### Aim
Take the lines from the top down to and including the one with "items.append(dict(i=i, th=th, side=side, y=ny, ny=ny))" and repeat them exactly. Omit images.

### Stored data
━━━━━━━━
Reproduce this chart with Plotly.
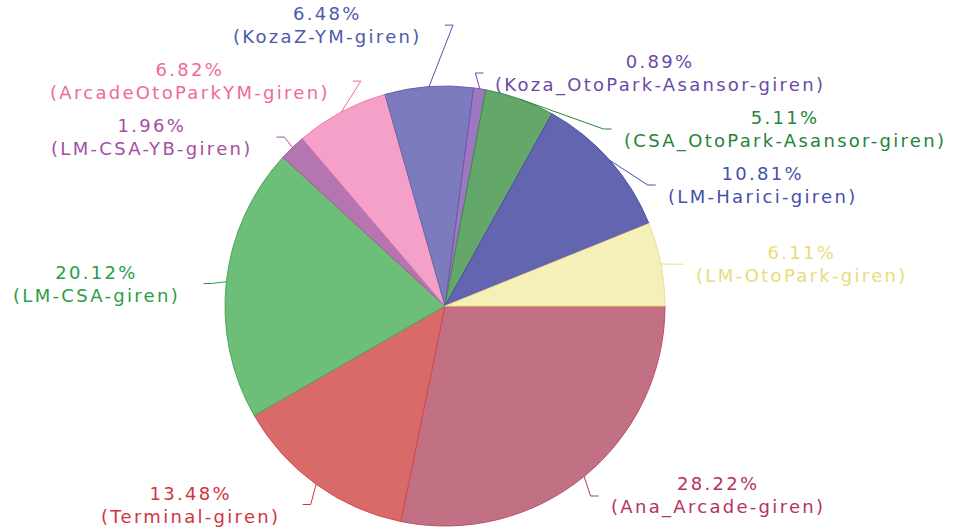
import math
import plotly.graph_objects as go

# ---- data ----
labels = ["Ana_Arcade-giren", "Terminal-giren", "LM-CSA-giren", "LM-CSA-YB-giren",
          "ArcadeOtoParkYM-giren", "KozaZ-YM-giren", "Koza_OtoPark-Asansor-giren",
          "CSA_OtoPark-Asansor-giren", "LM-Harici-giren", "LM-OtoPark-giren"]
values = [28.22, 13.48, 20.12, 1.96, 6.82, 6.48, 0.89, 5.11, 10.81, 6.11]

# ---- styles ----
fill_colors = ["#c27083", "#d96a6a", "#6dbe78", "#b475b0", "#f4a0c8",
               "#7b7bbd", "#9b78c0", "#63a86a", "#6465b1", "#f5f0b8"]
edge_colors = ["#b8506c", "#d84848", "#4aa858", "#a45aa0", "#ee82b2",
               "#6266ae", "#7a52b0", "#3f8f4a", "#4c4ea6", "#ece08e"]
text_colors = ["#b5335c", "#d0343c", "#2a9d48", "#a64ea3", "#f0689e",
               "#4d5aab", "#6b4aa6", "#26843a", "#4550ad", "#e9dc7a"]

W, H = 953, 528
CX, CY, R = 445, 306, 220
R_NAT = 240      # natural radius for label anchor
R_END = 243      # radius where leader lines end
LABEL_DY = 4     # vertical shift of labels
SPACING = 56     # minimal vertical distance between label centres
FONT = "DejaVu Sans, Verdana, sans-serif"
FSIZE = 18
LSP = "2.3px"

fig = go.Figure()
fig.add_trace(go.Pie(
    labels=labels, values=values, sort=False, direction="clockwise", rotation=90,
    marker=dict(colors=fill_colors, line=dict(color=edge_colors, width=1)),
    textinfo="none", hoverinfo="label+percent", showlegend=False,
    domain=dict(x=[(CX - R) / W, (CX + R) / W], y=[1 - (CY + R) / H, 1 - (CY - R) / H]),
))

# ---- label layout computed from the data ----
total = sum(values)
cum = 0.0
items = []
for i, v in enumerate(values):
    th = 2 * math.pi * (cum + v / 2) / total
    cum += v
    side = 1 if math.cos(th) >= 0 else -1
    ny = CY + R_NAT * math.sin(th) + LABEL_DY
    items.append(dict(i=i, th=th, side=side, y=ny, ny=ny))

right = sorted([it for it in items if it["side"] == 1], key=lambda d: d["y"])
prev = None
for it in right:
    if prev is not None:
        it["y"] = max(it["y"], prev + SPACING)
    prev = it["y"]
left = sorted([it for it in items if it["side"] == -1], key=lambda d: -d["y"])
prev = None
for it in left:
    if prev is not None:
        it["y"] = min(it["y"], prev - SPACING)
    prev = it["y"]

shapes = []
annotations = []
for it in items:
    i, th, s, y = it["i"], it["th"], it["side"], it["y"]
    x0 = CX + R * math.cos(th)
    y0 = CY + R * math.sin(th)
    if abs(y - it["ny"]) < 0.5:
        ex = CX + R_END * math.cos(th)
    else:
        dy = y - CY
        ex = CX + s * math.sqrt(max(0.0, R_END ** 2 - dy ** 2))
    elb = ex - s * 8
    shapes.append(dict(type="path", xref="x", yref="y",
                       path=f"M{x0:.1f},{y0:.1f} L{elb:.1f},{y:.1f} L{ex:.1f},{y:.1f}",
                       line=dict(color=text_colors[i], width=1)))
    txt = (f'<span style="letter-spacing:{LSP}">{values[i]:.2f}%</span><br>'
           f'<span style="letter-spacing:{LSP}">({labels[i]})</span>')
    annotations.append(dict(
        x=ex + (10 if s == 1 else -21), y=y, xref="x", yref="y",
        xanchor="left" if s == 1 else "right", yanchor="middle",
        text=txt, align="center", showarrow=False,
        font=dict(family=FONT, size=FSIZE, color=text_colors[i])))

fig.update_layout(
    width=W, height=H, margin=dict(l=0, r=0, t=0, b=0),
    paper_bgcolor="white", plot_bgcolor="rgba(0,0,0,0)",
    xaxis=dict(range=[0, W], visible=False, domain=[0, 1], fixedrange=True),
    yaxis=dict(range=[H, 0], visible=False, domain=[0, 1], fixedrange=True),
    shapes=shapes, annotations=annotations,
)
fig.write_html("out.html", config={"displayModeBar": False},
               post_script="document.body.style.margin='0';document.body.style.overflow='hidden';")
━━━━━━━━
### Solution to this task
Reproduce this chart with Plotly.
import math
import plotly.graph_objects as go

# ---- data ----
labels = ["Ana_Arcade-giren", "Terminal-giren", "LM-CSA-giren", "LM-CSA-YB-giren",
          "ArcadeOtoParkYM-giren", "KozaZ-YM-giren", "Koza_OtoPark-Asansor-giren",
          "CSA_OtoPark-Asansor-giren", "LM-Harici-giren", "LM-OtoPark-giren"]
values = [28.22, 13.48, 20.12, 1.96, 6.82, 6.48, 0.89, 5.11, 10.81, 6.11]

# ---- styles ----
fill_colors = ["#c27083", "#d96a6a", "#6dbe78", "#b475b0", "#f4a0c8",
               "#7b7bbd", "#9b78c0", "#63a86a", "#6465b1", "#f5f0b8"]
edge_colors = ["#b8506c", "#d84848", "#4aa858", "#a45aa0", "#ee82b2",
               "#6266ae", "#7a52b0", "#3f8f4a", "#4c4ea6", "#ece08e"]
text_colors = ["#b5335c", "#d0343c", "#2a9d48", "#a64ea3", "#f0689e",
               "#4d5aab", "#6b4aa6", "#26843a", "#4550ad", "#e9dc7a"]

W, H = 953, 528
CX, CY, R = 445, 306, 220
R_NAT = 240      # natural radius for label anchor
R_END = 243      # radius where leader lines end
LABEL_DY = 4     # vertical shift of labels
SPACING = 56     # minimal vertical distance between label centres
FONT = "DejaVu Sans, Verdana, sans-serif"
FSIZE = 18
LSP = "2.3px"

fig = go.Figure()
fig.add_trace(go.Pie(
    labels=labels, values=values, sort=False, direction="clockwise", rotation=90,
    marker=dict(colors=fill_colors, line=dict(color=edge_colors, width=1)),
    textinfo="none", hoverinfo="label+percent", showlegend=False,
    domain=dict(x=[(CX - R) / W, (CX + R) / W], y=[1 - (CY + R) / H, 1 - (CY - R) / H]),
))

# ---- label layout computed from the data ----
total = sum(values)
cum = 0.0
items = []
for i, v in enumerate(values):
    th = 2 * math.pi * (cum + v / 2) / total
    cum += v
    side = 1 if math.cos(th) >= 0 else -1
    ny = CY + R_NAT * math.sin(th) + LABEL_DY
    items.append(dict(i=i, th=th, side=side, y=ny, ny=ny))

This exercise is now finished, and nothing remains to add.